+++ Source data +++

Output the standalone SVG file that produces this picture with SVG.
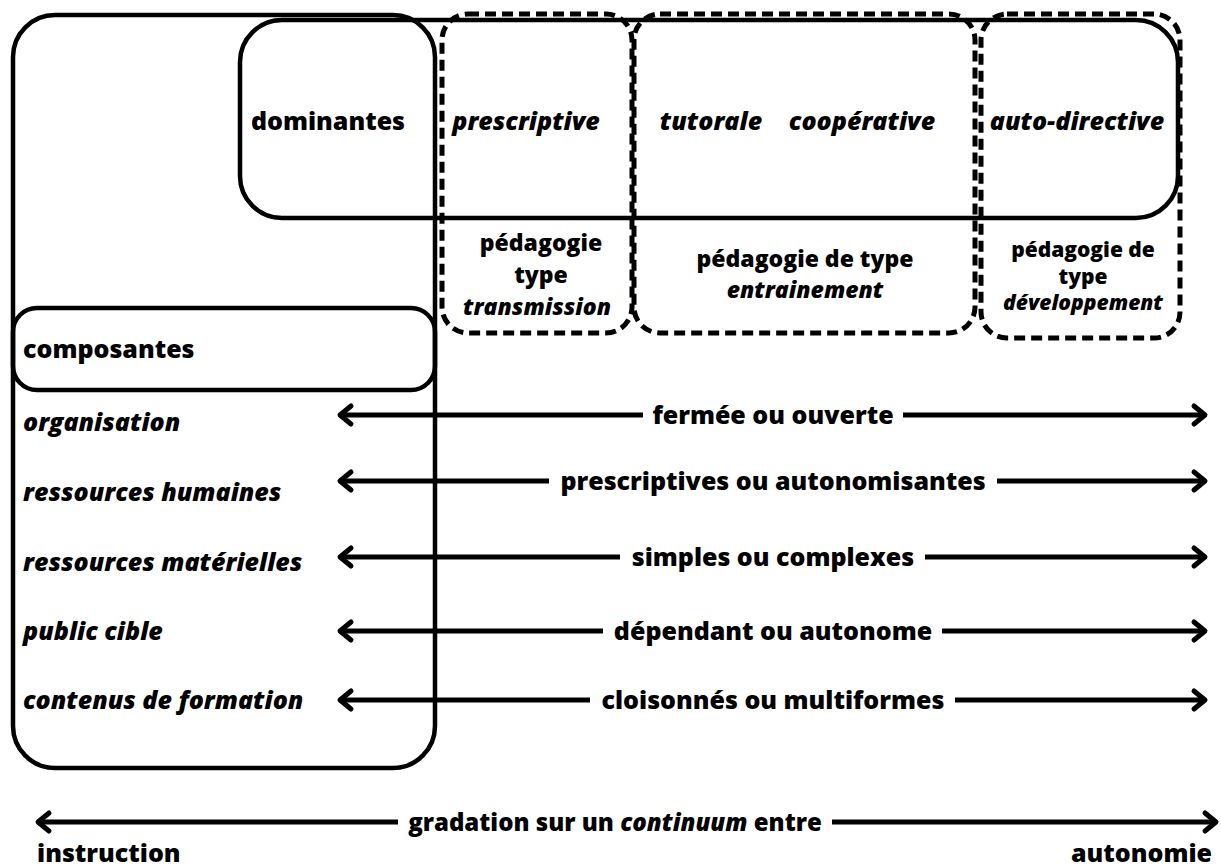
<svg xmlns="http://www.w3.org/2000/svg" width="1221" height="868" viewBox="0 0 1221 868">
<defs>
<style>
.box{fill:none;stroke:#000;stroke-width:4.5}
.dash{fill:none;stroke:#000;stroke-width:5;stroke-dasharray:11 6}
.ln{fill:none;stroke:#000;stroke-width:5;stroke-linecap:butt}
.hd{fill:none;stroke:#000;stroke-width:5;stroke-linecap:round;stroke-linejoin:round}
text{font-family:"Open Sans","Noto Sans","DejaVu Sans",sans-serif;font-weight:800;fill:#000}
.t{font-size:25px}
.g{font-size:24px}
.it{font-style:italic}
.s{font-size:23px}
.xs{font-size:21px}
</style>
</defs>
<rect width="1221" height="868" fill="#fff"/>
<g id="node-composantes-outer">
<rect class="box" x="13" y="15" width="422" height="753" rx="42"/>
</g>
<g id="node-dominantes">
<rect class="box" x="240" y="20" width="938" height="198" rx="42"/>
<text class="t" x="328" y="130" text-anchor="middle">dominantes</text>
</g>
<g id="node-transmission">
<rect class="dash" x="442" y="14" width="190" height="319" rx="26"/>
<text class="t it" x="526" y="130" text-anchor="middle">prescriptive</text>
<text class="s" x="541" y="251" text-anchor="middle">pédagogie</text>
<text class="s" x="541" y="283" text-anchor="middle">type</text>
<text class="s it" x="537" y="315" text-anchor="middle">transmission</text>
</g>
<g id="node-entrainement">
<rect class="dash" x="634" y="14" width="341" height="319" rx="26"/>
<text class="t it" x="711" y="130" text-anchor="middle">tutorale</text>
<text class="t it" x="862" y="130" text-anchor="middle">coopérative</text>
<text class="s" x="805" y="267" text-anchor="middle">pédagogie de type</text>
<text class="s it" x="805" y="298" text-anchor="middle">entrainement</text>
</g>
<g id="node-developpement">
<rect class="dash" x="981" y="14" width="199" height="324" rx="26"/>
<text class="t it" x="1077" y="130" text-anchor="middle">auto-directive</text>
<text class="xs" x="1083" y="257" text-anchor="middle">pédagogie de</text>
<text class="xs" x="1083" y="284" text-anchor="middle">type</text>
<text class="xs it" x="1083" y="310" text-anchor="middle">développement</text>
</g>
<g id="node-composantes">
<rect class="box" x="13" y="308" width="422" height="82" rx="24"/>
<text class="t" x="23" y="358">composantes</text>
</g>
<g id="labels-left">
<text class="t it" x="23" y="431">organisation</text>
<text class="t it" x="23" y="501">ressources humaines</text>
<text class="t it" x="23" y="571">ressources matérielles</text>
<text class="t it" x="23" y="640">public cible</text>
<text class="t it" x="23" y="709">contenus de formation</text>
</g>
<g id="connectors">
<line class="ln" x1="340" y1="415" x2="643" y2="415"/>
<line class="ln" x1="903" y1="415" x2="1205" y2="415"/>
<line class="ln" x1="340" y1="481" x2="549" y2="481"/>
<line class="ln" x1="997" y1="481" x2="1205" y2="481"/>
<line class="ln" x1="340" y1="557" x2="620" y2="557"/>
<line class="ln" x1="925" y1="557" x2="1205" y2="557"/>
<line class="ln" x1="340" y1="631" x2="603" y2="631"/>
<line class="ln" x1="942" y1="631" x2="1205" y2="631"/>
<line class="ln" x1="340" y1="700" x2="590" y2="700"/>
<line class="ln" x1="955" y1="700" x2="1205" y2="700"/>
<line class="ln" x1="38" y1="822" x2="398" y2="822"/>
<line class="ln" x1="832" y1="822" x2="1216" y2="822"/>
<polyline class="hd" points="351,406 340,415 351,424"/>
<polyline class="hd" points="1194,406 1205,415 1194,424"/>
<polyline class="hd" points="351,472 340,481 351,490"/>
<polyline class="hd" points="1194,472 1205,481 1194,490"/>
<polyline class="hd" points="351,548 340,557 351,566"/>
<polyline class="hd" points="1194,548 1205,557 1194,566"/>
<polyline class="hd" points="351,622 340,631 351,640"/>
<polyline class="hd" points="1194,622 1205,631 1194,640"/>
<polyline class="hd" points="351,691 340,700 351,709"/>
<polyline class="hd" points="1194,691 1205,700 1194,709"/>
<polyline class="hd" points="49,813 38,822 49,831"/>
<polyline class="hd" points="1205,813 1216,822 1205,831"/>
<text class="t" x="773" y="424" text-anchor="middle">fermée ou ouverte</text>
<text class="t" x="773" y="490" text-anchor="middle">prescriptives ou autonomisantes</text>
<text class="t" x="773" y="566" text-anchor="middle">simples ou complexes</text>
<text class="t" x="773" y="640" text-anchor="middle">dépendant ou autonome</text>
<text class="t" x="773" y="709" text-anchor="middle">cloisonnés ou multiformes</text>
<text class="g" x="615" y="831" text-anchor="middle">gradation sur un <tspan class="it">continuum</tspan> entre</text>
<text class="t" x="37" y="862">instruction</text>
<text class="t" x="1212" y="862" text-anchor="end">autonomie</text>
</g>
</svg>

+++

Go through the listing above and quote it exactly, apart from its images.

**Problem solution**
Output the standalone SVG file that produces this picture with SVG.
<svg xmlns="http://www.w3.org/2000/svg" width="1221" height="868" viewBox="0 0 1221 868">
<defs>
<style>
.box{fill:none;stroke:#000;stroke-width:4.5}
.dash{fill:none;stroke:#000;stroke-width:5;stroke-dasharray:11 6}
.ln{fill:none;stroke:#000;stroke-width:5;stroke-linecap:butt}
.hd{fill:none;stroke:#000;stroke-width:5;stroke-linecap:round;stroke-linejoin:round}
text{font-family:"Open Sans","Noto Sans","DejaVu Sans",sans-serif;font-weight:800;fill:#000}
.t{font-size:25px}
.g{font-size:24px}
.it{font-style:italic}
.s{font-size:23px}
.xs{font-size:21px}
</style>
</defs>
<rect width="1221" height="868" fill="#fff"/>
<g id="node-composantes-outer">
<rect class="box" x="13" y="15" width="422" height="753" rx="42"/>
</g>
<g id="node-dominantes">
<rect class="box" x="240" y="20" width="938" height="198" rx="42"/>
<text class="t" x="328" y="130" text-anchor="middle">dominantes</text>
</g>
<g id="node-transmission">
<rect class="dash" x="442" y="14" width="190" height="319" rx="26"/>
<text class="t it" x="526" y="130" text-anchor="middle">prescriptive</text>
<text class="s" x="541" y="251" text-anchor="middle">pédagogie</text>
<text class="s" x="541" y="283" text-anchor="middle">type</text>
<text class="s it" x="537" y="315" text-anchor="middle">transmission</text>
</g>
<g id="node-entrainement">
<rect class="dash" x="634" y="14" width="341" height="319" rx="26"/>
<text class="t it" x="711" y="130" text-anchor="middle">tutorale</text>
<text class="t it" x="862" y="130" text-anchor="middle">coopérative</text>
<text class="s" x="805" y="267" text-anchor="middle">pédagogie de type</text>
<text class="s it" x="805" y="298" text-anchor="middle">entrainement</text>
</g>
<g id="node-developpement">
<rect class="dash" x="981" y="14" width="199" height="324" rx="26"/>
<text class="t it" x="1077" y="130" text-anchor="middle">auto-directive</text>
<text class="xs" x="1083" y="257" text-anchor="middle">pédagogie de</text>
<text class="xs" x="1083" y="284" text-anchor="middle">type</text>
<text class="xs it" x="1083" y="310" text-anchor="middle">développement</text>
</g>
<g id="node-composantes">
<rect class="box" x="13" y="308" width="422" height="82" rx="24"/>
<text class="t" x="23" y="358">composantes</text>
</g>
<g id="labels-left">
<text class="t it" x="23" y="431">organisation</text>
<text class="t it" x="23" y="501">ressources humaines</text>
<text class="t it" x="23" y="571">ressources matérielles</text>
<text class="t it" x="23" y="640">public cible</text>
<text class="t it" x="23" y="709">contenus de formation</text>
</g>
<g id="connectors">
<line class="ln" x1="340" y1="415" x2="643" y2="415"/>
<line class="ln" x1="903" y1="415" x2="1205" y2="415"/>
<line class="ln" x1="340" y1="481" x2="549" y2="481"/>
<line class="ln" x1="997" y1="481" x2="1205" y2="481"/>
<line class="ln" x1="340" y1="557" x2="620" y2="557"/>
<line class="ln" x1="925" y1="557" x2="1205" y2="557"/>
<line class="ln" x1="340" y1="631" x2="603" y2="631"/>
<line class="ln" x1="942" y1="631" x2="1205" y2="631"/>
<line class="ln" x1="340" y1="700" x2="590" y2="700"/>
<line class="ln" x1="955" y1="700" x2="1205" y2="700"/>
<line class="ln" x1="38" y1="822" x2="398" y2="822"/>
<line class="ln" x1="832" y1="822" x2="1216" y2="822"/>
<polyline class="hd" points="351,406 340,415 351,424"/>
<polyline class="hd" points="1194,406 1205,415 1194,424"/>
<polyline class="hd" points="351,472 340,481 351,490"/>
<polyline class="hd" points="1194,472 1205,481 1194,490"/>
<polyline class="hd" points="351,548 340,557 351,566"/>
<polyline class="hd" points="1194,548 1205,557 1194,566"/>
<polyline class="hd" points="351,622 340,631 351,640"/>
<polyline class="hd" points="1194,622 1205,631 1194,640"/>
<polyline class="hd" points="351,691 340,700 351,709"/>
<polyline class="hd" points="1194,691 1205,700 1194,709"/>
<polyline class="hd" points="49,813 38,822 49,831"/>
<polyline class="hd" points="1205,813 1216,822 1205,831"/>
<text class="t" x="773" y="424" text-anchor="middle">fermée ou ouverte</text>
<text class="t" x="773" y="490" text-anchor="middle">prescriptives ou autonomisantes</text>
<text class="t" x="773" y="566" text-anchor="middle">simples ou complexes</text>
<text class="t" x="773" y="640" text-anchor="middle">dépendant ou autonome</text>
<text class="t" x="773" y="709" text-anchor="middle">cloisonnés ou multiformes</text>
<text class="g" x="615" y="831" text-anchor="middle">gradation sur un <tspan class="it">continuum</tspan> entre</text>
<text class="t" x="37" y="862">instruction</text>
<text class="t" x="1212" y="862" text-anchor="end">autonomie</text>
</g>
</svg>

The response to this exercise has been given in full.